First up was Hamachi with Black Truffle and Foie Gras served in a "Milles Feuilles" set-up that was a gorgeous chess board construction with little pieces of celery carved out into teeny circles sitting on a grape slice with a rich truffle vinaigrette.  It was quite rich and I ate it as slowly as possible to savor every bite, as it was truly one of the best if you can call it "pates" I have ever had.
I advised my superb server Rachel and Molly who was the sommeileuse that I wanted plenty of time between the courses and they guided me through this wonderful journey which was absolutely perfectly timed.
After a while I was surprised when they brought over a dish that I had not ordered, but thought about on the menu. The Sturgeon and Sauerkraut Tart was so Alsatian in its creation, I was blown away especially by the perfection of the puff pastry and Siberian Ossetra caviar (from Finland)that sat on top. It was served under a glass dome which had smoke surrounding the tart which wafted up into my nose as they lifted the globe. I can't recall ever having a savory puff pastry tart ever this brilliantly assembled and so delicious.

The next dish was typically ordered for two people, but they told me they would manage to bring it for one although it was quite a large dish if I was okay with that. It was the Austrian White Asparagus which we had had so often the month before in Europe  and I could not resist. They were served in a mason jar in which they have been marinating in white wine since I ordered them; they also came  smothered with morels spring onions and topped with Pea Tendrills which was all assembled in front of me on the table. Also a warm French whole wheat ficelle had arrived and was served with Societe Originale Quebecois cultured butter from grass fed cows. On the side I also received a demi-tasse cup which had a brunoise of the white asparagus on the bottom covered with asparagus soup and again topped with Siberian Ossetra caviar.

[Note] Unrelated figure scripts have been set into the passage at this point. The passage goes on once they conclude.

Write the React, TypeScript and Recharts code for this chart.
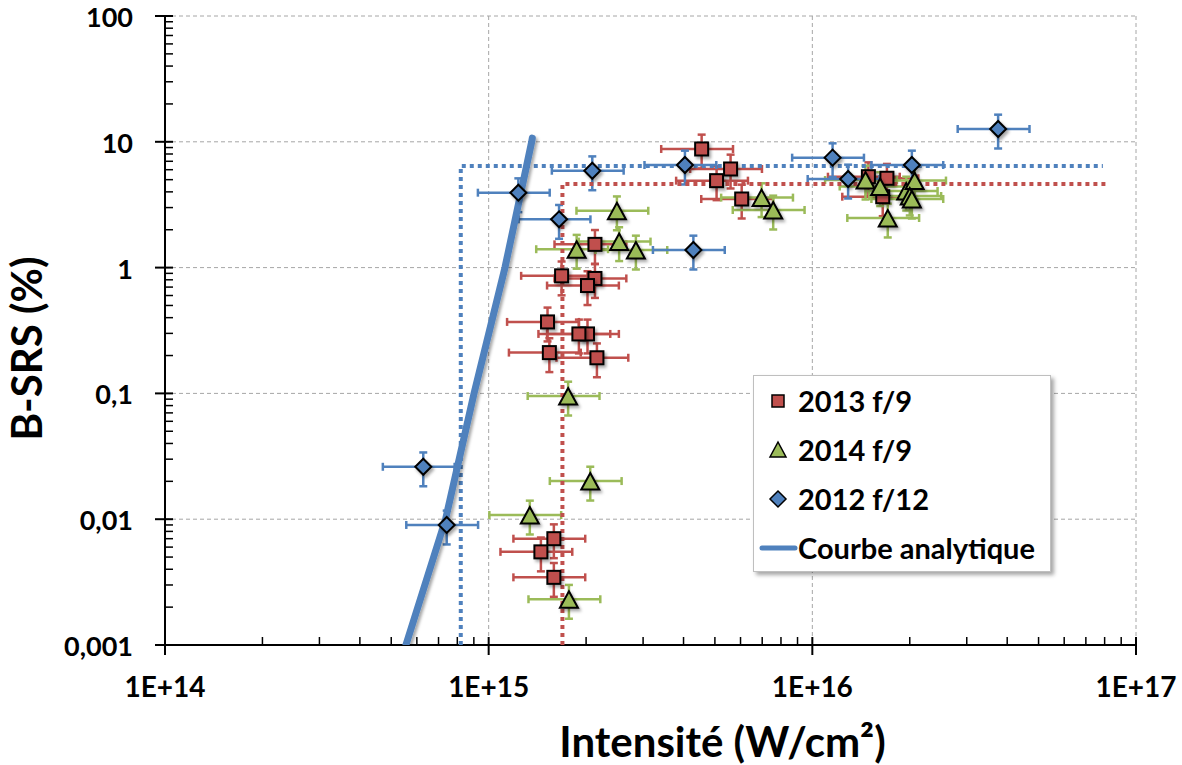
import React from 'react';
import {
  ScatterChart,
  Scatter,
  XAxis,
  YAxis,
  CartesianGrid,
  ErrorBar,
  Legend,
  Label,
} from 'recharts';

// axis ticks
const X_MAJOR = [1e14, 1e15, 1e16, 1e17];
const X_MAJOR_LABELS = ['1E+14', '1E+15', '1E+16', '1E+17'];
const Y_MAJOR = [0.001, 0.01, 0.1, 1, 10, 100];
const Y_MAJOR_LABELS = ['0,001', '0,01', '0,1', '1', '10', '100'];
const MINOR_STEPS = [2, 3, 4, 5, 6, 7, 8, 9];

// 2013 f/9
const F9_2013_X = [4.55e15, 5.59e15, 5.06e15, 6.05e15, 2.13e15, 1.68e15, 2.13e15, 2.02e15, 1.52e15, 2.02e15, 1.9e15, 1.54e15, 2.16e15, 1.59e15, 1.45e15, 1.59e15, 1.7e16, 1.65e16, 1.49e16];
const F9_2013_Y = [8.77, 6.08, 4.91, 3.51, 1.53, 0.86, 0.82, 0.72, 0.37, 0.297, 0.297, 0.211, 0.192, 0.007, 0.0055, 0.00345, 5.13, 3.66, 5.28];

// 2014 f/9
const F9_2014_X = [2.49e15, 1.87e15, 2.53e15, 2.85e15, 1.76e15, 2.06e15, 1.34e15, 1.77e15, 6.97e15, 7.57e15, 1.46e16, 1.62e16, 1.71e16, 1.95e16, 2.07e16, 2.0e16, 2.03e16];
const F9_2014_Y = [2.83, 1.4, 1.61, 1.38, 0.0953, 0.0201, 0.0108, 0.00231, 3.6, 2.87, 4.97, 4.41, 2.48, 4.06, 4.92, 3.71, 3.51];

// 2012 f/12
const F12_2012_X = [6.28e14, 7.42e14, 1.235e15, 2.09e15, 1.65e15, 4.29e15, 4.04e15, 1.155e16, 1.29e16, 2.03e16, 3.75e16];
const F12_2012_Y = [0.0261, 0.009, 3.94, 5.89, 2.42, 1.38, 6.54, 7.48, 5.06, 6.54, 12.64];

// relative uncertainties (Excel percentage error bars)
const X_ERR_PCT = 0.25;
const Y_ERR_PCT = 0.3;

// courbe analytique
const CURVE_X = [5.55e14, 7.36e14, 9.01e14, 1.123e15, 1.358e15, 1.364e15];
const CURVE_Y = [0.001, 0.01, 0.1, 1, 10, 10.7];

// seuils (pointillés)
const THRESH_F12_X = [8.2e14, 8.2e14, 7.9e16];
const THRESH_F12_Y = [0.001, 6.42, 6.42];
const THRESH_F9_X = [1.69e15, 1.69e15, 8.2e16];
const THRESH_F9_Y = [0.001, 4.62, 4.62];

const RED = '#C0504D';
const GREEN = '#9BBB59';
const BLUE = '#4F81BD';
const FONT = 'Lato, "Open Sans", sans-serif';

const minorOf = (majors: number[]) =>
  majors.slice(0, -1).flatMap((m) => MINOR_STEPS.map((s) => m * s));

const X_TICKS = [...X_MAJOR, ...minorOf(X_MAJOR)];
const Y_TICKS = [...Y_MAJOR, ...minorOf(Y_MAJOR)];

const withErrors = (xs: number[], ys: number[]) =>
  xs.map((x, i) => ({
    x,
    y: ys[i],
    ex: [x * X_ERR_PCT, x * X_ERR_PCT],
    ey: [ys[i] * Y_ERR_PCT, ys[i] * Y_ERR_PCT],
  }));

const toPoints = (xs: number[], ys: number[]) => xs.map((x, i) => ({ x, y: ys[i] }));

const data2013 = withErrors(F9_2013_X, F9_2013_Y);
const data2014 = withErrors(F9_2014_X, F9_2014_Y);
const data2012 = withErrors(F12_2012_X, F12_2012_Y);
const curveData = toPoints(CURVE_X, CURVE_Y);
const threshF12 = toPoints(THRESH_F12_X, THRESH_F12_Y);
const threshF9 = toPoints(THRESH_F9_X, THRESH_F9_Y);

const Square = ({ cx, cy }: any) => (
  <rect x={cx - 6.5} y={cy - 6.5} width={13} height={13} fill={RED} stroke="#000" strokeWidth={2} filter="url(#shadow)" />
);

const Triangle = ({ cx, cy }: any) => (
  <polygon
    points={`${cx},${cy - 8} ${cx + 9},${cy + 8.5} ${cx - 9},${cy + 8.5}`}
    fill={GREEN}
    stroke="#000"
    strokeWidth={2}
    filter="url(#shadow)"
  />
);

const Diamond = ({ cx, cy }: any) => (
  <polygon
    points={`${cx},${cy - 8} ${cx + 8},${cy} ${cx},${cy + 8} ${cx - 8},${cy}`}
    fill={BLUE}
    stroke="#000"
    strokeWidth={2}
    filter="url(#shadow)"
  />
);

const NoDot = () => <g />;

const XTick = ({ x, y, payload }: any) => {
  const idx = X_MAJOR.indexOf(payload.value);
  if (idx < 0) {
    return <line x1={x} x2={x} y1={y} y2={y - 8} stroke="#000" strokeWidth={1.5} />;
  }
  return (
    <g>
      <line x1={x} x2={x} y1={y - 8} y2={y + 10} stroke="#000" strokeWidth={2} />
      <text x={x} y={y + 52} textAnchor="middle" fontFamily={FONT} fontWeight={700} fontSize={28} fill="#000">
        {X_MAJOR_LABELS[idx]}
      </text>
    </g>
  );
};

const YTick = ({ x, y, payload }: any) => {
  const idx = Y_MAJOR.indexOf(payload.value);
  if (idx < 0) {
    return <line x1={x} x2={x + 8} y1={y} y2={y} stroke="#000" strokeWidth={1.5} />;
  }
  return (
    <g>
      <line x1={x - 10} x2={x + 8} y1={y} y2={y} stroke="#000" strokeWidth={2} />
      <text x={x - 32} y={y + 11} textAnchor="end" fontFamily={FONT} fontWeight={700} fontSize={27} fill="#000">
        {Y_MAJOR_LABELS[idx]}
      </text>
    </g>
  );
};

const XTitle = ({ viewBox }: any) => (
  <text
    x={viewBox.x + viewBox.width / 2 + 72}
    y={viewBox.y + 112}
    textAnchor="middle"
    fontFamily={FONT}
    fontWeight={700}
    fontSize={42}
    fill="#000"
  >
    Intensité (W/cm²)
  </text>
);

const YTitle = ({ viewBox }: any) => (
  <text
    transform={`translate(42, ${viewBox.y + viewBox.height / 2 + 18}) rotate(-90)`}
    textAnchor="middle"
    fontFamily={FONT}
    fontWeight={700}
    fontSize={42}
    fill="#000"
  >
    B-SRS (%)
  </text>
);

const LEGEND_ITEMS = [
  { label: '2013 f/9', kind: 'square' },
  { label: '2014 f/9', kind: 'triangle' },
  { label: '2012 f/12', kind: 'diamond' },
  { label: 'Courbe analytique', kind: 'line' },
];

const LegendMarker = ({ kind }: { kind: string }) => (
  <svg width={44} height={24} style={{ flex: 'none' }}>
    {kind === 'square' && <rect x={18} y={6} width={12} height={12} fill={RED} stroke="#000" strokeWidth={1.5} />}
    {kind === 'triangle' && <polygon points="24,4 32,19 16,19" fill={GREEN} stroke="#000" strokeWidth={1.5} />}
    {kind === 'diamond' && <polygon points="24,4 32,12 24,20 16,12" fill={BLUE} stroke="#000" strokeWidth={1.5} />}
    {kind === 'line' && <line x1={8} x2={41} y1={12} y2={12} stroke={BLUE} strokeWidth={5} strokeLinecap="round" />}
  </svg>
);

const renderLegend = () => (
  <div
    style={{
      width: 298,
      height: 197,
      boxSizing: 'border-box',
      background: '#fff',
      border: '1px solid #bfbfbf',
      boxShadow: '3px 3px 4px rgba(0,0,0,0.35)',
      fontFamily: FONT,
      fontWeight: 700,
      fontSize: 29,
      color: '#000',
    }}
  >
    {LEGEND_ITEMS.map((it) => (
      <div key={it.label} style={{ display: 'flex', alignItems: 'center', height: 49 }}>
        <LegendMarker kind={it.kind} />
        <span style={{ whiteSpace: 'nowrap', lineHeight: 1 }}>{it.label}</span>
      </div>
    ))}
  </div>
);

export default function App() {
  return (
    <div style={{ position: 'absolute', left: 0, top: 0, width: 1182, height: 765, background: '#fff' }}>
      <ScatterChart width={1182} height={765} margin={{ top: 16, right: 46, bottom: 0, left: 0 }}>
        <defs>
          <filter id="shadow" x="-50%" y="-50%" width="200%" height="200%">
            <feDropShadow dx="2" dy="2.5" stdDeviation="1.5" floodColor="#000" floodOpacity="0.35" />
          </filter>
        </defs>
        <CartesianGrid
          stroke="#a6a6a6"
          strokeDasharray="4 3"
          horizontalValues={Y_MAJOR}
          verticalValues={X_MAJOR}
        />
        <XAxis
          type="number"
          dataKey="x"
          scale="log"
          domain={[1e14, 1e17]}
          allowDataOverflow
          ticks={X_TICKS}
          interval={0}
          tick={XTick}
          tickLine={false}
          tickSize={0}
          tickMargin={0}
          height={120}
          axisLine={{ stroke: '#000', strokeWidth: 2 }}
        >
          <Label content={XTitle} />
        </XAxis>
        <YAxis
          type="number"
          dataKey="y"
          scale="log"
          domain={[0.001, 100]}
          allowDataOverflow
          ticks={Y_TICKS}
          interval={0}
          tick={YTick}
          tickLine={false}
          tickSize={0}
          tickMargin={0}
          width={165}
          axisLine={{ stroke: '#000', strokeWidth: 2 }}
        >
          <Label content={YTitle} />
        </YAxis>
        <Legend
          layout="vertical"
          align="center"
          verticalAlign="middle"
          content={renderLegend}
          wrapperStyle={{ left: 753, top: 375, width: 298, height: 197 }}
        />
        <Scatter
          name="seuil f/12"
          data={threshF12}
          shape={NoDot}
          line={{ stroke: BLUE, strokeWidth: 4, strokeDasharray: '4 4' }}
          lineType="joint"
          legendType="none"
          isAnimationActive={false}
        />
        <Scatter
          name="seuil f/9"
          data={threshF9}
          shape={NoDot}
          line={{ stroke: RED, strokeWidth: 4, strokeDasharray: '4 4' }}
          lineType="joint"
          legendType="none"
          isAnimationActive={false}
        />
        <Scatter
          name="Courbe analytique"
          data={curveData}
          shape={NoDot}
          line={{ stroke: BLUE, strokeWidth: 7, strokeLinecap: 'round', filter: 'url(#shadow)' }}
          lineType="joint"
          isAnimationActive={false}
        />
        <Scatter name="2013 f/9" data={data2013} shape={Square} isAnimationActive={false}>
          <ErrorBar dataKey="ex" direction="x" width={4} stroke={RED} strokeWidth={2.5} isAnimationActive={false} />
          <ErrorBar dataKey="ey" direction="y" width={4} stroke={RED} strokeWidth={2.5} isAnimationActive={false} />
        </Scatter>
        <Scatter name="2014 f/9" data={data2014} shape={Triangle} isAnimationActive={false}>
          <ErrorBar dataKey="ex" direction="x" width={4} stroke={GREEN} strokeWidth={2.5} isAnimationActive={false} />
          <ErrorBar dataKey="ey" direction="y" width={4} stroke={GREEN} strokeWidth={2.5} isAnimationActive={false} />
        </Scatter>
        <Scatter name="2012 f/12" data={data2012} shape={Diamond} isAnimationActive={false}>
          <ErrorBar dataKey="ex" direction="x" width={4} stroke={BLUE} strokeWidth={2.5} isAnimationActive={false} />
          <ErrorBar dataKey="ey" direction="y" width={4} stroke={BLUE} strokeWidth={2.5} isAnimationActive={false} />
        </Scatter>
      </ScatterChart>
    </div>
  );
}
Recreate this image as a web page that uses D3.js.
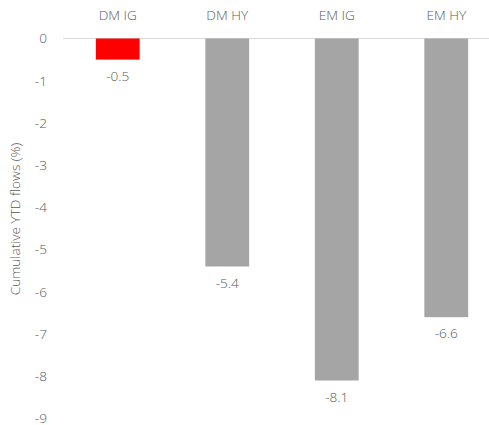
<!DOCTYPE html>
<html><head><meta charset="utf-8">
<script src="https://cdn.jsdelivr.net/npm/d3@7"></script>
<style>
html,body{margin:0;padding:0;background:#fff;}
text{font-family:"Open Sans",sans-serif;font-weight:300;fill:#595959;}
</style></head>
<body>
<svg id="chart" width="489" height="425"></svg>
<script>
const categories = ["DM IG", "DM HY", "EM IG", "EM HY"];
const values = [-0.5, -5.4, -8.1, -6.6];
const colors = ["#FF0000", "#A5A5A5", "#A5A5A5", "#A5A5A5"];
const yTicks = [0, -1, -2, -3, -4, -5, -6, -7, -8, -9];
const yTitle = "Cumulative YTD flows (%)";
const FS = "13.6px";

const svg = d3.select("#chart");
const x = d3.scaleBand().domain(categories).range([63, 501]).paddingInner(0.6).paddingOuter(0.3);
const y = d3.scaleLinear().domain([0, -9]).range([38.5, 418.5]);

// zero line
svg.append("line").attr("x1", 63).attr("x2", 489).attr("y1", y(0)).attr("y2", y(0))
  .attr("stroke", "#D9D9D9").attr("stroke-width", 1);

// y axis
const yAxis = d3.axisLeft(y).tickValues(yTicks).tickSize(0).tickPadding(0).tickFormat(d => String(d));
const gy = svg.append("g").attr("transform", "translate(47,0)").call(yAxis);
gy.select(".domain").remove();
gy.selectAll("text").style("font-size", FS).style("font-family", "'Open Sans',sans-serif").attr("fill", "#595959");

// category labels on top
const xAxis = d3.axisTop(x).tickSize(0).tickPadding(0);
const gx = svg.append("g").attr("transform", "translate(0,20)").call(xAxis);
gx.select(".domain").remove();
gx.selectAll("text").style("font-size", FS).style("font-family", "'Open Sans',sans-serif").attr("fill", "#595959").attr("dy", 0);

// bars
svg.selectAll("rect.bar").data(values).enter().append("rect")
  .attr("class", "bar")
  .attr("x", (d, i) => x(categories[i]))
  .attr("width", x.bandwidth())
  .attr("y", y(0))
  .attr("height", d => y(d) - y(0))
  .attr("fill", (d, i) => colors[i]);

// value labels
svg.selectAll("text.val").data(values).enter().append("text")
  .attr("class", "val")
  .attr("x", (d, i) => x(categories[i]) + x.bandwidth() / 2)
  .attr("y", d => y(d) + 21)
  .attr("text-anchor", "middle")
  .style("font-size", FS)
  .text(d => d.toFixed(1));

// y title
svg.append("text")
  .attr("transform", `translate(${20},${219}) rotate(-90)`)
  .attr("text-anchor", "middle")
  .style("font-size", FS)
  .text(yTitle);
</script>
</body></html>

This is a one-of-a-kind dish that I or anyone in the neighborhood during this month to run over and grab as quickly as possible.
While I was eating the chef himself came over and introduced himself and I was thrilled to talk to him learn a little more about him and also discover he had worked in Washington at Le Caprice years ago when he first came to the United States. A very sweet gentleman who knows that having one restaurant for fine dining is truly the way to go rather than splitting yourself among a hundred where the food quality deteriorates.
For my main course I had ordered the Long Island Crescent Duck Breast with Black Trumpet crust, Fleischnacka and Ginger Jus which  came with balsamic strawberries, hazelnuts, crispy trumpet mushrooms and broccoli puree. The duck was so tender you could practically cut it with a fork and the crust on top made the most amazing burst of flavor in your mouth, easily one of the top 10 duck dishes of my life.
I do have to say that the Lehmann Crystal was a little narrow in the top on both the champagne flute and the red wine glass making it a bit difficult with my nose to drink.
I did love the elongated cutlery which was served on the leather strap at the side of my plate. 
More bread arrived in the form of a buckwheat and rosemary roll served with a Mangalitsa Lardo that was simply out of this world. Up until a couple of months ago I would have skipped the Lardo, but after having it in Canada I am now a huge fan.
I rested awhile before contemplating dessert and ultimately chose what I was going to have, but of course a free dessert had to come first in the form of Cara Cara Orange refreshing on top of a rich Tapioca Yogurt  base with Malt Biscuit. 
The main dessert was Lambent-Mandarin Milk Chocolate with Peanut Butter Crunch, Mandarin Jelee and Milk Chocolate Cream. A true winner of deserts this one I will remember for a long time, not to mention its beautiful presentation which you can always see on my Facebook pictures.
After this I was treated to Cheesecake macaroons, pistachio Rosemary chocolate, spiced pear chocolate and honey saffron chocolates all of which I took home.
A teensy glass of Rochelt Black Elderberry, which apparently is an Austrian eau-de-vie aged in glass balloon, was proffered by Molly as a gift which truly settled my digestion and had me on my way after four plus hours.
No question here that this is one of the top 10 meals I have had in my life, and I truly cannot wait to come back!